-- begin Dataset extract --

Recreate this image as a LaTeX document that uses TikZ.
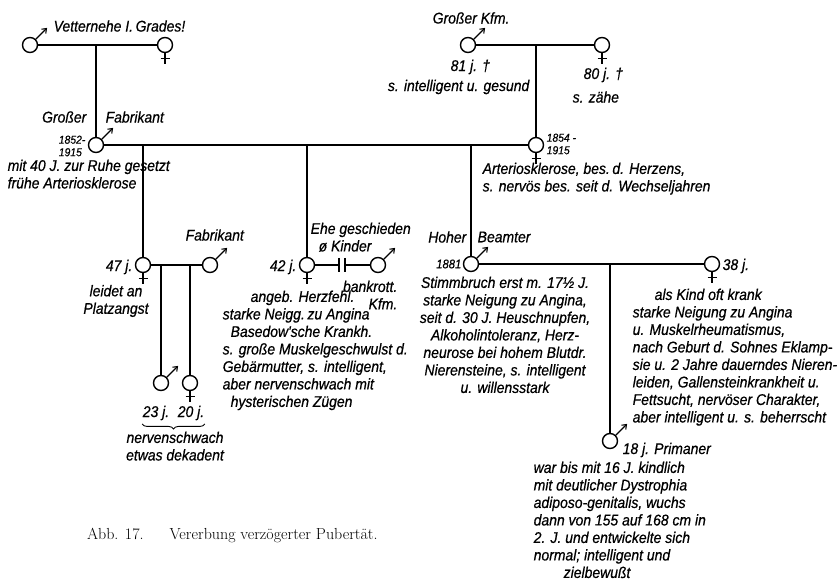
\documentclass[tikz,border=0pt]{standalone}
\usepackage{fontspec}
\usepackage{tikz}
\usetikzlibrary{arrows.meta, decorations.pathreplacing, calc}
\newfontfamily\handfont{Liberation Sans}[FakeStretch=0.9, FakeBold=0.6]

\tikzset{
  pers/.style={circle, draw, line width=1.4pt, fill=white, minimum size=15pt, inner sep=0pt},
  male/.style={pers, append after command={(\tikzlastnode.45) edge[line width=1.1pt, -{Straight Barb[length=4pt,width=6pt]}] ++(45:16pt)}},
  female/.style={pers, append after command={(\tikzlastnode.south) edge[line width=1.2pt] ++(0,-11pt) (\tikzlastnode.south) ++(-4.5pt,-5.5pt) edge[line width=1.2pt] ++(9pt,0)}},
  note/.style={font=\handfont\itshape\fontsize{15.5}{17.5}\selectfont, inner sep=0pt},
  years/.style={font=\handfont\itshape\fontsize{11.5}{12.5}\selectfont, inner sep=0pt, align=left},
}

\begin{document}
\begin{tikzpicture}[x=1pt, y=-1pt, line width=1.4pt]
    \useasboundingbox (0,0) rectangle (840,585);

    % Grosseltern links
    \node[male] (gfa) at (30,45) {};
    \node[female] (gma) at (165,45) {};
    \draw (gfa) -- (gma);
    \node[note, anchor=west] (tvet) at (53,26) {Vetternehe I.\,Grades!};

    % Grosseltern rechts
    \node[male] (gfb) at (468,45) {};
    \node[female] (gmb) at (602,45) {};
    \draw (gfb) -- (gmb);
    \node[note, anchor=west] (tkfm) at (432,18) {Großer Kfm.};
    \node[note, anchor=west] (t81) at (450,67) {81 j. †};
    \node[note, anchor=east] (tges) at (530,87) {s. intelligent u. gesund};
    \node[note, anchor=west] (t80) at (583,75) {80 j. †};
    \node[note, anchor=west] (tzae) at (572,97) {s. zähe};

    % Eltern
    \coordinate (ga) at (96,45);
    \coordinate (gb) at (536,45);
    \node[male] (vat) at (96,145) {};
    \node[female] (mut) at (536,145) {};
    \draw (ga) -- (vat);
    \draw (gb) -- (mut);
    \draw (vat) -- (mut);
    \node[note, anchor=east] (tgr) at (87,117) {Großer};
    \node[note, anchor=west] (tfab) at (105,117) {Fabrikant};
    \node[years, anchor=east] (tvy) at (86,146) {1852-\\1915};
    \node[note, anchor=north west, align=left] (tvn) at (7,159) {mit 40 J. zur Ruhe gesetzt\\frühe Arteriosklerose};
    \node[years, anchor=west] (tmy) at (546,144) {1854 -\\1915};
    \node[note, anchor=north west, align=left] (tmn) at (482,162) {Arteriosklerose, bes.\,d. Herzens,\\s. nervös bes. seit d. Wechseljahren};

    % Kinder
    \coordinate (ka) at (143,145);
    \coordinate (kb) at (307,145);
    \coordinate (kc) at (471,145);
    \node[female] (toa) at (143,265) {};
    \node[female] (tob) at (307,265) {};
    \node[male] (soa) at (471,264) {};
    \draw (ka) -- (toa);
    \draw (kb) -- (tob);
    \draw (kc) -- (soa);

    % Tochter 47 j.
    \node[male] (mna) at (210,265) {};
    \draw (toa) -- (mna);
    \node[note, anchor=east] (t47) at (133,267) {47 j.};
    \node[note, align=center] (tpl) at (116,301) {leidet an\\Platzangst};
    \node[note, anchor=west] (tfa2) at (185,235) {Fabrikant};
    \coordinate (ea) at (161,265);
    \coordinate (eb) at (190,265);
    \node[male] (eka) at (161,383) {};
    \node[female] (ekb) at (190,383) {};
    \draw (ea) -- (eka);
    \draw (eb) -- (ekb);
    \node[note] (t23) at (156,413) {23 j.};
    \node[note] (t20) at (191,413) {20 j.};
    \draw[line width=0.9pt, decorate, decoration={brace, mirror, amplitude=5pt}]
        ([yshift=-3pt]t23.south west) -- ([yshift=-3pt]t20.south east);
    \node[note, anchor=north, align=center] (tnv) at (175,431) {nervenschwach\\etwas dekadent};

    % Tochter 42 j.
    \node[male] (mnb) at (378,265) {};
    \coordinate (sa) at (339,265);
    \coordinate (sb) at (345,265);
    \draw (tob) -- (sa);
    \draw (sb) -- (mnb);
    \draw ([yshift=7pt]sa) -- ([yshift=-7pt]sa);
    \draw ([yshift=7pt]sb) -- ([yshift=-7pt]sb);
    \node[note, anchor=east] (t42) at (297,267) {42 j.};
    \node[note, anchor=north west, align=left] (tehe) at (310,222) {Ehe geschieden\\\hspace*{8pt}ø Kinder};
    \node[note, anchor=north east, align=right] (tbk) at (398,280) {bankrott.\\Kfm.};
    \node[note, anchor=north west, align=left] (tmid) at (222,290) {\hspace*{28pt}angeb. Herzfehl.\\starke Neigg.\,zu Angina\\\hspace*{8pt}Basedow'sche Krankh.\\s. große Muskelgeschwulst d.\\Gebärmutter, s. intelligent,\\aber nervenschwach mit\\\hspace*{8pt}hysterischen Zügen};

    % Sohn, hoher Beamter
    \node[note, anchor=east] (tho) at (467,237) {Hoher};
    \node[note, anchor=west] (tbe) at (477,237) {Beamter};
    \node[note, anchor=east, font=\handfont\itshape\fontsize{12.5}{14}\selectfont] (t1881) at (462,264) {1881};
    \node[note, anchor=north, align=center] (tsn) at (505,276) {Stimmbruch erst m. 17½ J.\\starke Neigung zu Angina,\\seit d. 30 J. Heuschnupfen,\\Alkoholintoleranz, Herz-\\neurose bei hohem Blutdr.\\Nierensteine, s. intelligent\\u. willensstark};
    \node[female] (fra) at (712,264) {};
    \draw (soa) -- (fra);
    \node[note, anchor=west] (t38) at (722,266) {38 j.};
    \node[note, anchor=north west, align=left] (tfr) at (632,288) {\hspace*{22pt}als Kind oft krank\\starke Neigung zu Angina\\u. Muskelrheumatismus,\\nach Geburt d. Sohnes Eklamp-\\sie u. 2 Jahre dauerndes Nieren-\\leiden, Gallensteinkrankheit u.\\Fettsucht, nervöser Charakter,\\aber intelligent u. s. beherrscht};

    % Enkel, Primaner
    \coordinate (ec) at (610,264);
    \node[male] (pri) at (610,441) {};
    \draw (ec) -- (pri);
    \node[note, anchor=west] (t18) at (622,450) {18 j. Primaner};
    \node[note, anchor=north west, align=left] (tpr) at (533,461) {war bis mit 16 J. kindlich\\mit deutlicher Dystrophia\\adiposo-genitalis, wuchs\\dann von 155 auf 168 cm in\\2. J. und entwickelte sich\\normal; intelligent und\\\hspace*{30pt}zielbewußt};

    % Unterschrift
    \node[anchor=west, font=\fontsize{16}{19}\selectfont\addfontfeatures{LetterSpace=7, FakeBold=0.4}] (cap) at (83,535) {Abb. 17.\hspace{26pt}Vererbung verzögerter Pubertät.};
\end{tikzpicture}
\end{document}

-- end Dataset extract --

Aim of the exercise
Your task is to return the lines above, from the first one up to and including the line containing "anchor=west] (tvet) at", minus any pictures.

Output for this exercise
Recreate this image as a LaTeX document that uses TikZ.
\documentclass[tikz,border=0pt]{standalone}
\usepackage{fontspec}
\usepackage{tikz}
\usetikzlibrary{arrows.meta, decorations.pathreplacing, calc}
\newfontfamily\handfont{Liberation Sans}[FakeStretch=0.9, FakeBold=0.6]

\tikzset{
  pers/.style={circle, draw, line width=1.4pt, fill=white, minimum size=15pt, inner sep=0pt},
  male/.style={pers, append after command={(\tikzlastnode.45) edge[line width=1.1pt, -{Straight Barb[length=4pt,width=6pt]}] ++(45:16pt)}},
  female/.style={pers, append after command={(\tikzlastnode.south) edge[line width=1.2pt] ++(0,-11pt) (\tikzlastnode.south) ++(-4.5pt,-5.5pt) edge[line width=1.2pt] ++(9pt,0)}},
  note/.style={font=\handfont\itshape\fontsize{15.5}{17.5}\selectfont, inner sep=0pt},
  years/.style={font=\handfont\itshape\fontsize{11.5}{12.5}\selectfont, inner sep=0pt, align=left},
}

\begin{document}
\begin{tikzpicture}[x=1pt, y=-1pt, line width=1.4pt]
    \useasboundingbox (0,0) rectangle (840,585);

    % Grosseltern links
    \node[male] (gfa) at (30,45) {};
    \node[female] (gma) at (165,45) {};
    \draw (gfa) -- (gma);
    \node[note, anchor=west] (tvet) at (53,26) {Vetternehe I.\,Grades!};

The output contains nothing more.